▶ **Work to do**:
Pictures do not belong in your copy. Repeat all the other data exactly.

________________________

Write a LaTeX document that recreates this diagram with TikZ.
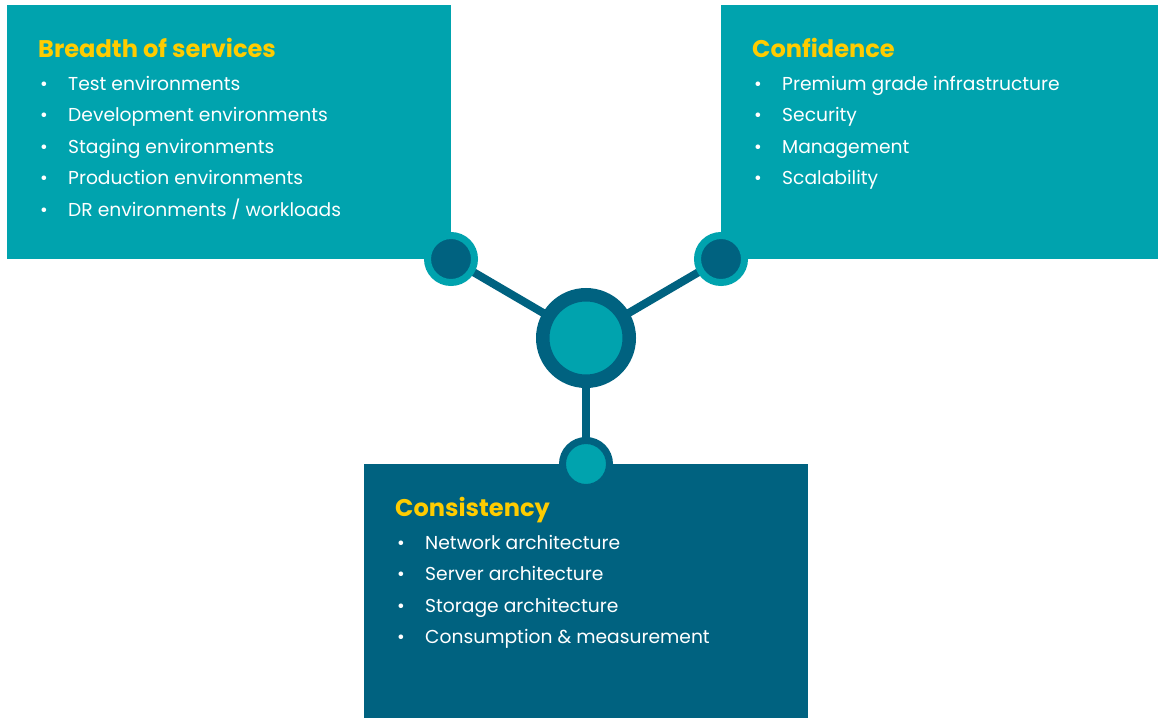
\documentclass[tikz,border=0pt]{standalone}
\usepackage{fontspec}
\setmainfont{Poppins}
\definecolor{teal}{HTML}{00A3AE}
\definecolor{navy}{HTML}{006280}
\definecolor{gold}{HTML}{FFCC00}
\begin{document}
\begin{tikzpicture}[x=1pt,y=-1pt,
  box/.style={draw=none,rectangle,inner sep=0pt,anchor=north west},
  title/.style={anchor=base west,inner sep=0pt,text=gold,font=\fontsize{24.1}{28}\selectfont\bfseries},
  item/.style={anchor=base west,inner sep=0pt,text=white,font=\fontsize{18.7}{22}\selectfont},
  bul/.style={anchor=base west,inner sep=0pt,text=white,font=\fontsize{18.7}{22}\selectfont},
  link/.style={draw=navy,line width=8pt},
  knob/.style={circle,inner sep=0pt,minimum size=47pt,line width=7pt}]
\useasboundingbox (0,0) rectangle (1158,718);
\fill[white] (0,0) rectangle (1158,718);
% boxes
\node[box,fill=teal,minimum width=444pt,minimum height=254pt] (bl) at (7,5) {};
\node[box,fill=teal,minimum width=437pt,minimum height=254pt] (br) at (721,5) {};
\node[box,fill=navy,minimum width=444pt,minimum height=254pt] (bb) at (364,464) {};
% titles
\node[title] (tl) at (38,57) {Breadth of services};
\node[title] (tr) at (752,57) {Confidence};
\node[title] (tb) at (395,516) {Consistency};
% items
\foreach \t [count=\i] in {Test environments,Development environments,Staging environments,Production environments,DR environments / workloads}{
  \node[bul] (lb\i) at (40,90+31.6*\i-31.6) {•};
  \node[item] (li\i) at (68,90+31.6*\i-31.6) {\t};
}
\foreach \t [count=\i] in {Premium grade infrastructure,Security,Management,Scalability}{
  \node[bul] (rb\i) at (754,90+31.6*\i-31.6) {•};
  \node[item] (ri\i) at (782,90+31.6*\i-31.6) {\t};
}
\foreach \t [count=\i] in {Network architecture,Server architecture,Storage architecture,Consumption \& measurement}{
  \node[bul] (bb\i) at (397,549+31.6*\i-31.6) {•};
  \node[item] (bi\i) at (425,549+31.6*\i-31.6) {\t};
}
% hub
\coordinate (c0) at (586,338);
\coordinate (cl) at (451,259);
\coordinate (cr) at (721,259);
\coordinate (cb) at (586,464);
\draw[link] (c0) -- (cl);
\draw[link] (c0) -- (cr);
\draw[link] (c0) -- (cb);
\node[knob,fill=navy,draw=teal] (kl) at (cl) {};
\node[knob,fill=navy,draw=teal] (kr) at (cr) {};
\node[knob,fill=teal,draw=navy] (kb) at (cb) {};
\node[circle,inner sep=0pt,minimum size=86.5pt,line width=13.5pt,fill=teal,draw=navy] (hub) at (c0) {};
\end{tikzpicture}
\end{document}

________________________

▶ **Answer to the problem**:
Write a LaTeX document that recreates this diagram with TikZ.
\documentclass[tikz,border=0pt]{standalone}
\usepackage{fontspec}
\setmainfont{Poppins}
\definecolor{teal}{HTML}{00A3AE}
\definecolor{navy}{HTML}{006280}
\definecolor{gold}{HTML}{FFCC00}
\begin{document}
\begin{tikzpicture}[x=1pt,y=-1pt,
  box/.style={draw=none,rectangle,inner sep=0pt,anchor=north west},
  title/.style={anchor=base west,inner sep=0pt,text=gold,font=\fontsize{24.1}{28}\selectfont\bfseries},
  item/.style={anchor=base west,inner sep=0pt,text=white,font=\fontsize{18.7}{22}\selectfont},
  bul/.style={anchor=base west,inner sep=0pt,text=white,font=\fontsize{18.7}{22}\selectfont},
  link/.style={draw=navy,line width=8pt},
  knob/.style={circle,inner sep=0pt,minimum size=47pt,line width=7pt}]
\useasboundingbox (0,0) rectangle (1158,718);
\fill[white] (0,0) rectangle (1158,718);
% boxes
\node[box,fill=teal,minimum width=444pt,minimum height=254pt] (bl) at (7,5) {};
\node[box,fill=teal,minimum width=437pt,minimum height=254pt] (br) at (721,5) {};
\node[box,fill=navy,minimum width=444pt,minimum height=254pt] (bb) at (364,464) {};
% titles
\node[title] (tl) at (38,57) {Breadth of services};
\node[title] (tr) at (752,57) {Confidence};
\node[title] (tb) at (395,516) {Consistency};
% items
\foreach \t [count=\i] in {Test environments,Development environments,Staging environments,Production environments,DR environments / workloads}{
  \node[bul] (lb\i) at (40,90+31.6*\i-31.6) {•};
  \node[item] (li\i) at (68,90+31.6*\i-31.6) {\t};
}
\foreach \t [count=\i] in {Premium grade infrastructure,Security,Management,Scalability}{
  \node[bul] (rb\i) at (754,90+31.6*\i-31.6) {•};
  \node[item] (ri\i) at (782,90+31.6*\i-31.6) {\t};
}
\foreach \t [count=\i] in {Network architecture,Server architecture,Storage architecture,Consumption \& measurement}{
  \node[bul] (bb\i) at (397,549+31.6*\i-31.6) {•};
  \node[item] (bi\i) at (425,549+31.6*\i-31.6) {\t};
}
% hub
\coordinate (c0) at (586,338);
\coordinate (cl) at (451,259);
\coordinate (cr) at (721,259);
\coordinate (cb) at (586,464);
\draw[link] (c0) -- (cl);
\draw[link] (c0) -- (cr);
\draw[link] (c0) -- (cb);
\node[knob,fill=navy,draw=teal] (kl) at (cl) {};
\node[knob,fill=navy,draw=teal] (kr) at (cr) {};
\node[knob,fill=teal,draw=navy] (kb) at (cb) {};
\node[circle,inner sep=0pt,minimum size=86.5pt,line width=13.5pt,fill=teal,draw=navy] (hub) at (c0) {};
\end{tikzpicture}
\end{document}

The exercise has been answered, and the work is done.